Management of epilepsy in childhood and adolescents requires accurate characterization of seizures and epilepsy syndrome. The inability to do so may result in the selection of inappropriate treatment options. As an example, diagnosing absence epilepsy for staring in the context of complex partial epilepsy may result in the choice of carbamazepine instead of an antiabsence seizure agent. Carbamazepine is well known to exacerbate absence seizures and is rarely associated with spike-wave stupor. Failure to accurately classify epilepsy syndromes may also limit the ability to prognosticate and limit decisions regarding medication withdrawal.
The types of generalized seizures include: typical absence, atypical absence, myoclonic, generalized tonic–clonic, tonic and atonic seizures. Generalized seizures often have an age-dependent presentation. The spectrum of generalized seizures as a function of age of onset is shown in Figure 20–1.
Generalized seizures across childhood and adolescents showing age overlap of idiopathic and symptomatic seizures and ages at which they typically appear and disappear. CAE, childhood absence epilepsy; JAE, juvenile absence epilepsy; JME, juvenile myoclonic epilepsy; LGS, Lennox–Gastaut syndrome.
The generalized epilepsy syndromes encompass generalized seizure types associated with specific clinical accompaniments, age, EEG, and the presence or absence of neurological deficits and imaging findings.1 Generalized seizures occurring in the context of a normal neurological and cognitive examination and in the context of normal cerebral imaging typically indicate one of the idiopathic generalized epilepsies. Examples include childhood absence, juvenile absence, and juvenile myoclonic epilepsy. In contrast generalized seizures occurring in the context of cognitive impairment, neurological deficits and/or imaging lesions suggest one of the symptomatic generalized epilepsies. An intermediate group referred to as the cryptogenic generalized epilepsies may have normal imaging and laboratory investigations but are associated with developmental, cognitive, and neurological deficits. Examples of symptomatic or cryptogenic epilepsy include West and Lennox–Gastaut syndromes.
Generalized seizures can occur in the context of any of these three broad categories. Differentiating between them carries important therapeutic and prognostic information.
The putative mechanism of the generalized epilepsies involves activation of the thalamic relay system, reticular neurons, and cortical pyramidal neurons. Thalamic relay neurons activate cortical pyramidal neurons in either a tonic or burst mode. T-type calcium channels underlie the burst mode. Drugs, such as ethosuximide, that are effective in controlling absence seizures affect the T-type calcium currents.
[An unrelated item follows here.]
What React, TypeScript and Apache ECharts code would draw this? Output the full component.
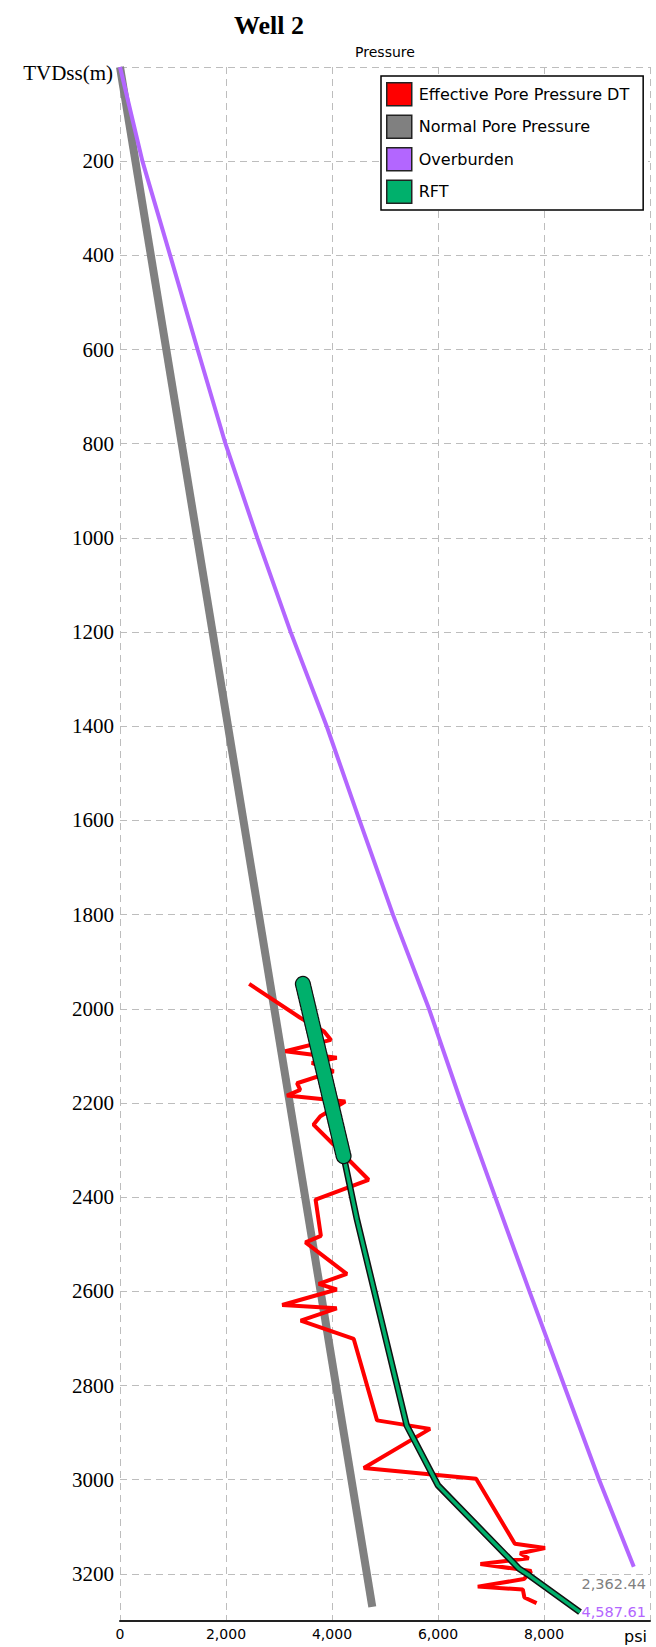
import { useEffect, useRef } from 'react';
import * as echarts from 'echarts';

const TITLE = 'Well 2';
const X_NAME = 'Pressure';
const X_UNIT = 'psi';
const Y_NAME = 'TVDss(m)';
const LEGEND_NAMES = ['Effective Pore Pressure DT', 'Normal Pore Pressure', 'Overburden', 'RFT'];

// Effective Pore Pressure DT (psi vs TVDss m)
const EPP_PSI = [2437, 3400, 3850, 3980, 3120, 4090, 3620, 4030, 3340, 3400, 3150, 4250, 3780, 3650, 4160, 4690, 3690, 3790, 3500, 4280, 3750, 4090, 3060, 4090, 3410, 4410, 4850, 5850, 4600, 6720, 7450, 8020, 7550, 7710, 6800, 7760, 7620, 6750, 7600, 7630, 7860];
const EPP_DEPTH = [1947, 2019, 2048, 2066, 2090, 2104, 2115, 2133, 2158, 2172, 2184, 2197, 2228, 2246, 2303, 2363, 2405, 2482, 2496, 2563, 2584, 2596, 2629, 2636, 2662, 2701, 2874, 2892, 2975, 2998, 3136, 3145, 3156, 3167, 3179, 3194, 3211, 3227, 3233, 3250, 3262];

// Normal Pore Pressure
const NPP_PSI = [0, 4760];
const NPP_DEPTH = [0, 3270];

// Overburden
const OB_PSI = [0, 423, 946, 1464, 1990, 2590, 3220, 3900, 4520, 5150, 5830, 6440, 7080, 7726, 8380, 9040, 9694];
const OB_DEPTH = [0, 200, 400, 600, 800, 1000, 1200, 1400, 1600, 1800, 2000, 2200, 2400, 2600, 2800, 3000, 3185];

// RFT: measured interval (thick) and trend (thin)
const RFT_PSI = [3450, 4219];
const RFT_DEPTH = [1947, 2313];
const RFT_TREND_PSI = [4219, 4470, 5410, 6000, 7531, 7719, 8680];
const RFT_TREND_DEPTH = [2313, 2447, 2885, 3012, 3189, 3203, 3281];

const END_LABELS = ['2,362.44', '4,587.61'];

const X_MIN = 0, X_MAX = 10000, X_STEP = 2000;
const Y_MIN = 0, Y_MAX = 3300, Y_STEP = 200;

const zip = (a: number[], b: number[]) => a.map((v, i) => [v, b[i]]);

const GRID_LINE = { color: '#bdbdbd', type: [7, 5] as any, width: 1 };

export default function App() {
  const ref = useRef<HTMLDivElement>(null);
  useEffect(() => {
    const chart = echarts.init(ref.current!, null, { renderer: 'svg' });
    const GREY = '#808080', PURPLE = '#b366ff', RED = '#ff0000', GREEN = '#00b06c';
    const line = (name: string, data: number[][], color: string, width: number, z: number, extra: any = {}) => ({
      name, type: 'line', data, showSymbol: false, symbol: 'none', silent: true, z,
      lineStyle: { color, width, ...(extra.lineStyle || {}) }, itemStyle: { color },
      emphasis: { disabled: true },
    });
    const txt = (x: number, y: number, text: string, font: string, fill: string, align: string) => ({
      type: 'text', x, y, z: 10,
      style: { text, fill, font, textAlign: align, textVerticalAlign: 'middle', align, verticalAlign: 'middle' },
    });
    chart.setOption({
      animation: false,
      backgroundColor: '#fff',
      grid: { left: 120, top: 67, right: 6, bottom: 26 },
      legend: {
        data: LEGEND_NAMES, orient: 'vertical', left: 381, top: 76,
        padding: [6, 14, 6, 5], itemWidth: 25, itemHeight: 23, itemGap: 8, icon: 'rect',
        backgroundColor: '#fff', borderColor: '#000', borderWidth: 1.5, borderRadius: 0,
        itemStyle: { borderColor: '#222', borderWidth: 1.5 },
        textStyle: { fontFamily: 'DejaVu Sans', fontSize: 16, color: '#000', padding: [0, 0, 0, 2] },
        selectedMode: false,
      },
      xAxis: {
        type: 'value', min: X_MIN, max: X_MAX, interval: X_STEP, position: 'bottom',
        axisLine: { show: true, onZero: false, lineStyle: { color: '#222', width: 2 } },
        axisTick: { show: false },
        axisLabel: {
          fontFamily: 'DejaVu Sans', fontSize: 14, color: '#000', margin: 6,
          formatter: (v: number) => (v === X_MAX ? '' : v.toLocaleString('en-US')),
        },
        splitLine: { show: true, lineStyle: GRID_LINE },
      },
      yAxis: {
        type: 'value', inverse: true, min: Y_MIN, max: Y_MAX, interval: Y_STEP,
        axisLine: { show: false }, axisTick: { show: false },
        axisLabel: {
          fontFamily: 'Liberation Serif', fontSize: 21, color: '#000', margin: 6,
          formatter: (v: number) => (v === Y_MIN || v === Y_MAX ? '' : String(v)),
        },
        splitLine: { show: true, lineStyle: GRID_LINE },
      },
      graphic: [
        txt(269, 25, TITLE, 'bold 26px "Liberation Serif"', '#000', 'center'),
        txt(385, 52, X_NAME, '14px "DejaVu Sans"', '#000', 'center'),
        txt(113, 73, Y_NAME, '21px "Liberation Serif"', '#000', 'right'),
        txt(647, 1636, X_UNIT, '16px "DejaVu Sans"', '#000', 'right'),
        txt(646, 1584, END_LABELS[0], '14.5px "DejaVu Sans"', GREY, 'right'),
        txt(646, 1612, END_LABELS[1], '14.5px "DejaVu Sans"', PURPLE, 'right'),
      ],
      series: [
        line('Normal Pore Pressure', zip(NPP_PSI, NPP_DEPTH), GREY, 8, 2),
        line('Overburden', zip(OB_PSI, OB_DEPTH), PURPLE, 4, 2),
        line('Effective Pore Pressure DT', zip(EPP_PSI, EPP_DEPTH), RED, 4, 3),
        line('RFT trend outline', zip(RFT_TREND_PSI, RFT_TREND_DEPTH), '#111', 6.5, 4),
        line('RFT trend', zip(RFT_TREND_PSI, RFT_TREND_DEPTH), GREEN, 3.5, 5),
        line('RFT outline', zip(RFT_PSI, RFT_DEPTH), '#111', 16, 6, { lineStyle: { cap: 'round', type: [2, 2] } }),
        line('RFT', zip(RFT_PSI, RFT_DEPTH), GREEN, 13.5, 7, { lineStyle: { cap: 'round' } }),
      ],
    });
    return () => chart.dispose();
  }, []);
  return <div ref={ref} style={{ position: 'fixed', left: 0, top: 0, width: 656, height: 1647, background: '#fff' }} />;
}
DIFFERENTIATING GENERALIZED FROM PARTIAL SEIZURES
A generalized seizure implies that the entire cerebrum is electrically involved at seizure onset (Fig. 20–1). Generalized seizures typically manifest clinically at the onset of the electrographic discharge. In contrast, partial seizures evolve to start in one cerebral hemisphere and propagate to involve expanding areas of brain until clinical manifestations become obvious. Epilepsia partialis continua seizures present with continuous recurrent clonic motor manifestations that are focal and associated with repetitive electrographic discharges.